It is very apparent that the entire Amazon empire is displeased by a new eBook written by Bloomberg Businessweek writer Brad Stone. Jeff Bezos’ wife left a devastating review of the book in a rambling diatribe and the company even sent out an official statement berating the authors secretive nature of writing the book and factual inaccuracies.
MacKenzie Bezos wrote a very long one-starred review and one of the more notable statements she made was “While numerous factual inaccuracies are certainly troubling in a book being promoted to readers as a meticulously researched definitive history, they are not the biggest problem here. The book is also full of techniques which stretch the boundaries of non-fiction, and the result is a lopsided and misleading portrait of the people and culture at Amazon. An author writing about any large organization will encounter people who recall moments of tension out of tens of thousands of hours of meetings and characterize them in their own way, and including those is legitimate. But I would caution readers to take note of the weak rhetorical devices used to make it sound like these quotes reflect daily life at Amazon or the majority viewpoint about working there.”
The Amazon PR department was on overdrive today trying to defend the integrity of the company. They said “Over the course of the author’s reporting, Amazon facilitated meetings for him with more than half a dozen senior Amazon executives, during which he had every opportunity to inquire about or fact-check claims made by former employees. He chose not to. I met in person with him on at least three occasions and exchanged dozens of emails where he only checked a few specific quotes. He had every opportunity to thoroughly fact check and bring a more balanced viewpoint to his narrative, but he was very secretive about the book and simply chose not to.”

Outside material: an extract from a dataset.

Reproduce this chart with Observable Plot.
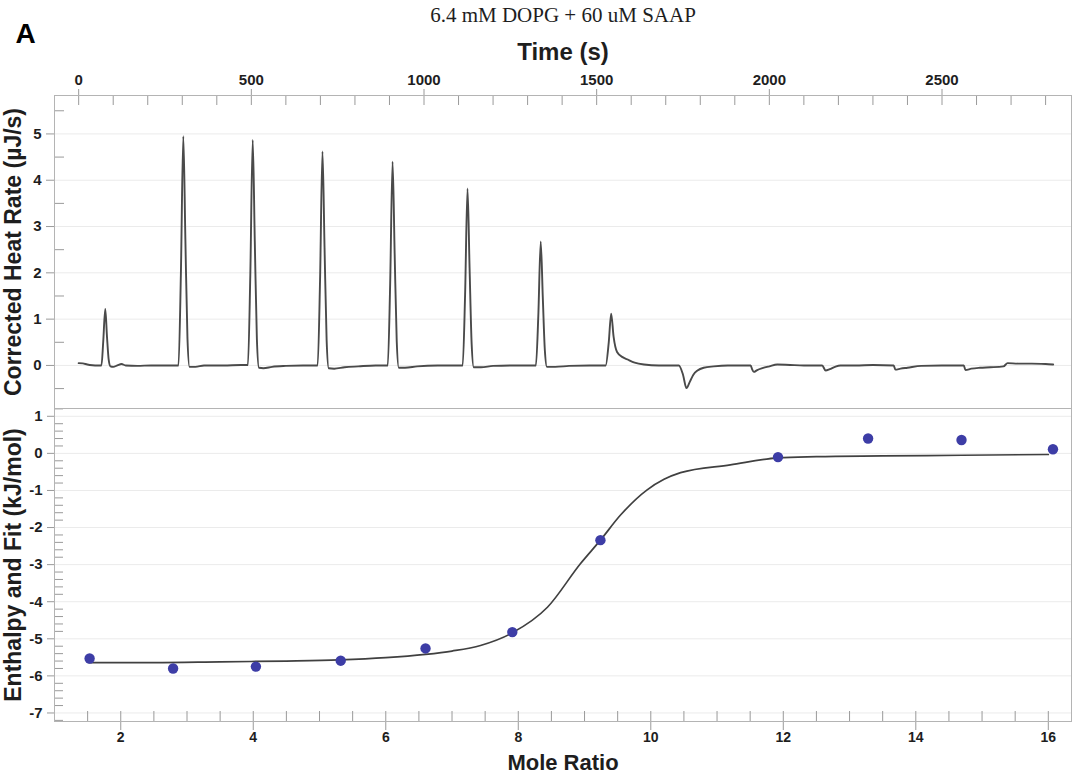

Brad Stone did a lot of research and the result is a glimpse into the history of one of the world’s most exciting companies. More than 300 interviews with current and past employees netted an intriguing collection of stories. More significantly, his book communicates an important set of business principles and a taste of the difficult decisions Jeff Bezos made along the way. It gives people a taste about how its difficult to rise up in the company and get promotions. If you ever want to make something out of yourself a cadre of eight executives meet a few times a year and take a vote.
The author himself responded to the media circus today and lamented “I exhaustively fact checked the work with my sources. Amazon declined to make Jeff Bezos available for fact checking.”
Indie authors normally get a ton of flack about relatives leaving reviews of books they have written. I find it very interesting about how a wife of a CEO is this huge newsworthy event. It certainly is a bit of a double standard.